--- start SOURCE RECORDS ---

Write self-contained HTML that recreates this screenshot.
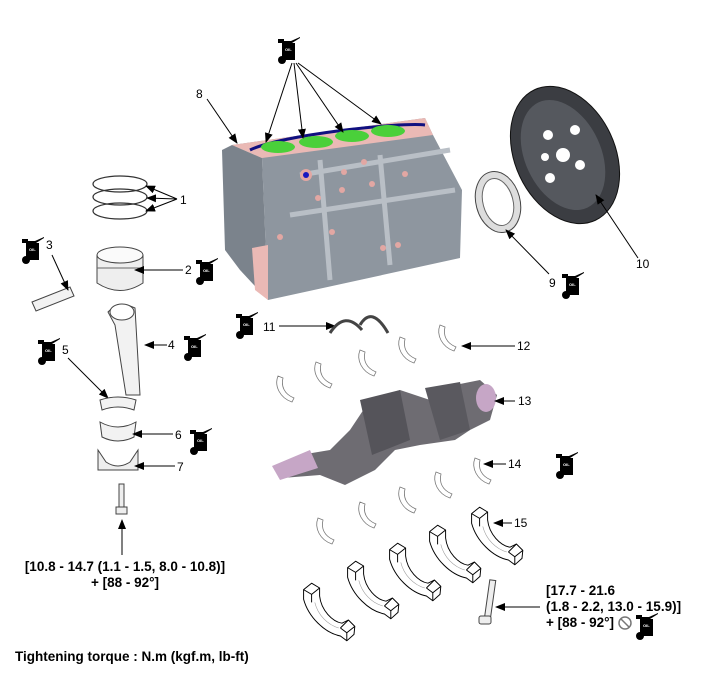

--- end SOURCE RECORDS ---
--- start SOURCE RECORDS ---

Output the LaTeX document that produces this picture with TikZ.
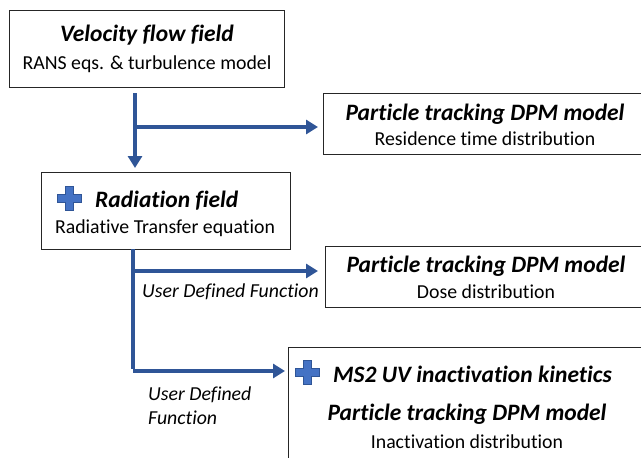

--- end SOURCE RECORDS ---
--- start SOURCE RECORDS ---

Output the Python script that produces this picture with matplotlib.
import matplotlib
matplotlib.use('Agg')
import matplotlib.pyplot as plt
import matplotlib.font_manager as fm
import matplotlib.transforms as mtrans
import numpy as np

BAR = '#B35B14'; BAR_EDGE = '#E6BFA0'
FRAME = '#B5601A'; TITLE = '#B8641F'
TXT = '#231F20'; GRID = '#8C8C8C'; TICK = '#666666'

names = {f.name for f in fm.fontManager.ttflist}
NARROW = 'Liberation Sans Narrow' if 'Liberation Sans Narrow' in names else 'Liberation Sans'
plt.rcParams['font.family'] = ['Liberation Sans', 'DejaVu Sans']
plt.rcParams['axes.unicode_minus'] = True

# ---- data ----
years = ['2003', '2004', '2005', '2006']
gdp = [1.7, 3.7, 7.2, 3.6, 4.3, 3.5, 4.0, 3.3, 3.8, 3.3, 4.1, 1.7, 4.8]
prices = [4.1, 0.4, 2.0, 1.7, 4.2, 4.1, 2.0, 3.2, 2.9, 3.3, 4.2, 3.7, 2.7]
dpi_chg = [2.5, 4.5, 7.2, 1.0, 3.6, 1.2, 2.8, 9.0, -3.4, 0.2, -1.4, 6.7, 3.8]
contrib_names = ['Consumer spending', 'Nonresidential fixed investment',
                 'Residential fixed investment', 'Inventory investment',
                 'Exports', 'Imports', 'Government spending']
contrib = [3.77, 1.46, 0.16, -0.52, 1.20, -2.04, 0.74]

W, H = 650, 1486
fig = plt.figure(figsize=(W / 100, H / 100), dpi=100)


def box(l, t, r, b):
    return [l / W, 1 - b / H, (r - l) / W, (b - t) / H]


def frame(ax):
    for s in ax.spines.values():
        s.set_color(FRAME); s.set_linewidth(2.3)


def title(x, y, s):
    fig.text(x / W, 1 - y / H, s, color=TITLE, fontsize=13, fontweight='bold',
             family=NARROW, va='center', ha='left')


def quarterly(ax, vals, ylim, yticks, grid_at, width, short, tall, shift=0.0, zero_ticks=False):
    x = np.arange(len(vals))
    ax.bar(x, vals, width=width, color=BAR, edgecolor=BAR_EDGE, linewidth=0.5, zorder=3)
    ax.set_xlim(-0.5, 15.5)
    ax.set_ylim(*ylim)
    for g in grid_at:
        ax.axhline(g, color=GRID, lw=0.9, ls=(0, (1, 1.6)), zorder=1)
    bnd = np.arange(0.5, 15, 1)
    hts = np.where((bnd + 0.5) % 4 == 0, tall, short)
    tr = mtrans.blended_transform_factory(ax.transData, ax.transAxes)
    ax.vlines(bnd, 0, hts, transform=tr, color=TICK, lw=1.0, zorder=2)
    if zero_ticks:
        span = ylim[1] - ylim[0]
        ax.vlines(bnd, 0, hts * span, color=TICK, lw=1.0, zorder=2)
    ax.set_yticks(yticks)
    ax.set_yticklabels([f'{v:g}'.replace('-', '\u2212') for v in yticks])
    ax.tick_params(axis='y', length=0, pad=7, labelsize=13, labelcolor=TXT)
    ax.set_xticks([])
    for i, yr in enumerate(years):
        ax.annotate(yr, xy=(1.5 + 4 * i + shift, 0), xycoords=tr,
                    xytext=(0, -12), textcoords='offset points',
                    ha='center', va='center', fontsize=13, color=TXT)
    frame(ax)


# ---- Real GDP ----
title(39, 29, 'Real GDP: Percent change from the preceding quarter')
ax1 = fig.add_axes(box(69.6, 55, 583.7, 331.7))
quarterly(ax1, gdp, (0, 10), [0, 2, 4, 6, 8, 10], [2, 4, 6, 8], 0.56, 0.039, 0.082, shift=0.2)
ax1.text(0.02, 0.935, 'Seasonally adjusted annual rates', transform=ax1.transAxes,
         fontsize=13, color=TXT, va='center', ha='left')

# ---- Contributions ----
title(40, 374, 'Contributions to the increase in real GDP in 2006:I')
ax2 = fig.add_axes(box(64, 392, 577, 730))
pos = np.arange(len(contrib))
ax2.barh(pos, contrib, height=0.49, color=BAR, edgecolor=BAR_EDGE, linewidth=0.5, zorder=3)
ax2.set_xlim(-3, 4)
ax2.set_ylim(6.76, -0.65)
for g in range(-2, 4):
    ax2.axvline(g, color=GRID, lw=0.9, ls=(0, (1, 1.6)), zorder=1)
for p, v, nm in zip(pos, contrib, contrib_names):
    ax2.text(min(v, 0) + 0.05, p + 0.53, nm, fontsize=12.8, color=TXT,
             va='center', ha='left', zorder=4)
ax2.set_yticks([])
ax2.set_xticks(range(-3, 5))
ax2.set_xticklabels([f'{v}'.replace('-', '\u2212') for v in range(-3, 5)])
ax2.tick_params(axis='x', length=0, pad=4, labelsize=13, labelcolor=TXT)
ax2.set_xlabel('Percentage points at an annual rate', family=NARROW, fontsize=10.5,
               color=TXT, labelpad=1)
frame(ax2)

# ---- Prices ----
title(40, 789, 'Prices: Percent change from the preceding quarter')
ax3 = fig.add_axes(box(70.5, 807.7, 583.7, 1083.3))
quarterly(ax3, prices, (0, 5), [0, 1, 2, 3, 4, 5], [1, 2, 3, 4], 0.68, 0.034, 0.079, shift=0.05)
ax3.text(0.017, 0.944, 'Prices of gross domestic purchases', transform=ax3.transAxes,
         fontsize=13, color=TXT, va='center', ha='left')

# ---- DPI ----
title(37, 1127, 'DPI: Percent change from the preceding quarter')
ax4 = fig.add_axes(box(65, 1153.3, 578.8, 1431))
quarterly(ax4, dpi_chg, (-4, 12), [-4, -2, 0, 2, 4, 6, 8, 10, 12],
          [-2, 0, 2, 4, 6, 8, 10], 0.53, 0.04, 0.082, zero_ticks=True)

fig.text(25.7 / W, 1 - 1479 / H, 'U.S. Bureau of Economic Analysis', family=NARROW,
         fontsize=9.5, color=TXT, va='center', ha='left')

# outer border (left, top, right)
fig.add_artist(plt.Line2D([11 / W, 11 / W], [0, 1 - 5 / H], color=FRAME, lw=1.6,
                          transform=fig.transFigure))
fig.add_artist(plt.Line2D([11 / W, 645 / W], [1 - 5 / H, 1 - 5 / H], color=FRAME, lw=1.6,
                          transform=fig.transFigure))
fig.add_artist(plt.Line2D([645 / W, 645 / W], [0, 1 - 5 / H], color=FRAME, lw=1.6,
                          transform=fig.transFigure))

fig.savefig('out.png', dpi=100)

--- end SOURCE RECORDS ---

Only the lines from the one bearing "Output the Python" through the one bearing "import numpy as np" should be repeated, exactly as given.

#### FULL RESPONSE
Output the Python script that produces this picture with matplotlib.
import matplotlib
matplotlib.use('Agg')
import matplotlib.pyplot as plt
import matplotlib.font_manager as fm
import matplotlib.transforms as mtrans
import numpy as np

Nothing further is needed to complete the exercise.